Gdy cała zabawa trwa z udziałem Polaków – wkurza mnie to niemiłosiernie. Jest dla mnie oznaką słabości, potwierdzeniem niskich ambicji i aspiracji oraz udowodnieniem, że łatwiej chwycić się brzytwy, niż wreszcie nauczyć pływać. Mowa oczywiście o kalkulacjach. Szansach matematycznych. „My musimy zremisować, oni wygrać trzema bramkami, tamci strzelić przynajmniej siedem goli i gramy dalej”! Tak, już w juniorskich turniejach, gdy trener razem z rodzicami gorączkowo analizowali tabele grup nabrałem niechęci do tego typu kalkulacji, a gdy po raz setny po remisie z Turkmenistanem i Grenlandią słyszę, że „jeśli San Marino wygra w dwóch ostatnich meczach, my wciąż będziemy w grze” mam ochotę dorwać Fenicjan i wytłumaczyć im, jak zbędne było wprowadzenie tych śmiesznych cyferek w życie Europy.
Tak, nie znoszę tego, nienawidzę, wyzwala to u mnie złość, a jednocześnie zniechęcenie – skoro na pięć kolejek przed końcem odpalamy kalkulatory, to znaczy że jesteśmy słabi (można przeklinać? Kurwa, słabi) i zamiast grać te ostatnie mecze równie dobrze moglibyśmy się spakować do domu.
Gdy jednak patrzę na to z boku, jako bierny, niezaangażowany emocjonalnie i uczuciowo obserwator… Inna para kaloszy. Dlatego wczoraj, choć na murawie (murawach) nie działo się wiele, spędziłem wieczór świetnie się bawiąc, analizując, ile goli musi zdobyć Japonia, by przeskoczyć WKS i czy w takim układzie może dogonić Grecję. Dziś będzie jeszcze ciekawiej! Przecież odpaść może nawet Francja, wystarczy „tylko” przegrać z Ekwadorem 0:4 i patrzeć, jak Szwajcaria łoi 5:0 Honduras.
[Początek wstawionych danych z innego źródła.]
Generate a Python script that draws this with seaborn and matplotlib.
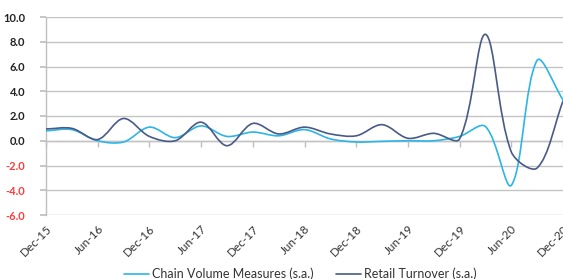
import numpy as np
import pandas as pd
import matplotlib
matplotlib.use("Agg")
import matplotlib.pyplot as plt
import seaborn as sns
from matplotlib.path import Path
from matplotlib.patches import PathPatch
from matplotlib.lines import Line2D

# ── data (quarterly % change) ──
quarters = ["Dec-15", "Mar-16", "Jun-16", "Sep-16", "Dec-16", "Mar-17", "Jun-17",
            "Sep-17", "Dec-17", "Mar-18", "Jun-18", "Sep-18", "Dec-18", "Mar-19",
            "Jun-19", "Sep-19", "Dec-19", "Mar-20", "Jun-20", "Sep-20", "Dec-20"]
chain_volume = [0.8, 0.9, 0.0, -0.1, 1.1, 0.25, 1.2, 0.35, 0.7, 0.4, 0.9,
                0.15, -0.1, -0.05, 0.0, 0.0, 0.35, 1.15, -3.6, 6.5, 3.3]
retail_turnover = [0.95, 1.0, 0.1, 1.8, 0.35, 0.0, 1.5, -0.4, 1.4, 0.55, 1.1,
                   0.55, 0.4, 1.3, 0.2, 0.6, 0.15, 8.6, -0.9, -2.2, 3.2]
series_names = ["Chain Volume Measures (s.a.)", "Retail Turnover (s.a.)"]
colors = ["#2CB5E6", "#485A86"]
y_ticks = [-6, -4, -2, 0, 2, 4, 6, 8, 10]


def smooth_path(xy, y_aspect=0.478):
    """Excel-style smoothed line: cubic Bezier through every point,
    handles scaled by the neighbouring chord lengths (on screen)."""
    n = len(xy)
    scale = np.array([1.0, y_aspect])

    def chord(a, b):
        return np.hypot(*((b - a) * scale))

    out_cp, in_cp = [], []
    for i in range(n):
        prev_p = xy[i - 1] if i > 0 else xy[i]
        next_p = xy[i + 1] if i < n - 1 else xy[i]
        tangent = next_p - prev_p
        d_in, d_out = chord(prev_p, xy[i]), chord(xy[i], next_p)
        total = d_in + d_out if d_in + d_out > 0 else 1.0
        in_cp.append(xy[i] - tangent * d_in / total / 3)
        out_cp.append(xy[i] + tangent * d_out / total / 3)

    verts, codes = [xy[0]], [Path.MOVETO]
    for i in range(n - 1):
        verts += [out_cp[i], in_cp[i + 1], xy[i + 1]]
        codes += [Path.CURVE4] * 3
    return Path(verts, codes)


df = pd.DataFrame({"pos": np.arange(len(quarters)),
                   series_names[0]: chain_volume,
                   series_names[1]: retail_turnover})
long = df.melt(id_vars="pos", var_name="series", value_name="value")

sns.set_theme(style="white")
plt.rcParams["font.family"] = ["Lato", "DejaVu Sans"]

fig = plt.figure(figsize=(5.63, 2.79), dpi=100)
ax = fig.add_axes([46 / 563, 1 - 215 / 279, 1 - 46 / 563, 198 / 279])

sns.lineplot(data=long, x="pos", y="value", hue="series", hue_order=series_names,
             palette=colors, ax=ax, legend=False)

# swap the straight segments for smoothed curves
for line in ax.get_lines():
    patch = PathPatch(smooth_path(line.get_xydata()), fill=False,
                      edgecolor=line.get_color(), lw=1.2,
                      capstyle="round", joinstyle="round", zorder=3)
    ax.add_patch(patch)
    line.set_visible(False)

ax.set_xlim(0, len(quarters) - 1)
ax.set_ylim(-6, 10)
ax.set_xlabel("")
ax.set_ylabel("")

# y axis
ax.set_yticks(y_ticks)
ax.set_yticklabels([f"{v:.1f}" for v in y_ticks], fontsize=8, fontweight="bold")
for lab, v in zip(ax.get_yticklabels(), y_ticks):
    lab.set_color("#FF3B3B" if v < 0 else "#222222")
ax.tick_params(axis="y", length=4, color="#BFBFBF", direction="out", pad=11, left=True)
ax.yaxis.grid(True, color="#C4C4C4", lw=1.0)
ax.set_axisbelow(True)

for side in ["top", "right", "bottom"]:
    ax.spines[side].set_visible(False)
ax.spines["left"].set_color("#BFBFBF")
ax.spines["left"].set_linewidth(1.0)

# x labels at the bottom of the plot area
ax.set_xticks(range(0, len(quarters), 2))
ax.set_xticklabels(quarters[::2], rotation=45, ha="right", va="top",
                   rotation_mode="anchor", fontsize=8.5, color="#333333")
ax.tick_params(axis="x", length=0, pad=6)

# category axis crossing at zero
zero_axis = ax.secondary_xaxis(6 / 16)
zero_axis.set_xticks(range(0, len(quarters), 2))
zero_axis.tick_params(direction="out", length=4, color="#BFBFBF", labelbottom=False,
                      labeltop=False, width=1.0)
zero_axis.spines["bottom"].set_color("#BFBFBF")
zero_axis.spines["bottom"].set_linewidth(1.0)

handles = [Line2D([], [], color=c, lw=1.2) for c in colors]
fig.legend(handles, series_names, loc="center", bbox_to_anchor=(300 / 563, 0.018),
           ncol=2, frameon=False, fontsize=9, handlelength=2.0, handletextpad=0.25,
           columnspacing=1.8, labelcolor="#333333")

fig.savefig("out.png", dpi=100)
Oczywiście, to już bardzo daleki odlot, ale same kalkulacje – ile goli Iran, ile Nigeria, jakie szanse Hondurasu, czy wystarczy 2:0 – to wszystko ma swój urok, dodaje smaku i podkręca emocje. Dorwałem się dzisiaj do narzędzia Telegraph pozwalającego na ułożenie wyników – znajdziecie to w tym miejscu. Spędziłem dzisiaj dobre dwadzieścia minut próbując jeszcze uratować Bośniaków, od razu spoiler – jednak się nie da. Mówiąc jednak zupełnie serio – całkiem przyjemnie jest przystępować do wieczornych meczów wiedząc, że każdy gol może wywrócić do góry nogami sytuację w grupie.
Ba, to nie wszystko. Siedząc sobie w Łodzi przed komputerem i telewizorem byłbym wniebowzięty, jeśli o awansie Iranu i Nigerii zadecydowałoby losowanie. To naprawdę możliwe, jeśli miałbym postawić u bukmachera na dokładne wyniki, wybrałbym właśnie 1:0 dla Iranu i 1:0 dla Argentyny. I nagle, w XXI wieku, w epoce Cristiano Ronaldo, Leo Messiego, goal-line technology i transmisji na całym świecie, glob wpatrywałby się w rzuconą przez sędziego czy delegata monetę? Wiem, że to tragedia dla jednego z tych narodów, przegrać przez losowanie, ale… nigdy czegoś takiego nie widziałem, nigdy nie miałem okazji poznać, poza powtarzaną do znudzenia historią o Górniku Zabrze. Byłoby naprawdę fajnie, taka „stara szkoła” w samym środku „skomercjalizowanego” do cna futbolu.
Dlatego oglądam te wszystkie mecze, nawet jeśli Grecja zamula, jeśli moja Bośnia gra już tylko o honor, a zwycięskich Chorwatów mogę oglądać tylko na urywkach z zadymy za bramką. Ostateczne rozstrzygnięcia grupowe, gdy faworyci myślą już o 1/8, a o życie walczą Iran, Ekwador, Nigeria czy Honduras. W teorii – do odbębnienia, i tak zespoły z drugich miejsc pewnie odpadną tuż po wyjściu z grupy. W praktyce – kolejna szansa na emocje, wspomnienia, niezapomniane historie. Wczorajszy karny w 93. minucie udowodnił, że nawet męczybuły na tym mundialu, na tych świetnych mistrzostwach, potrafią na stałe zapisać się w historii piłki nożnej.
Nawet, jeśli to wpis polegający na kalkulatorowych obliczeniach.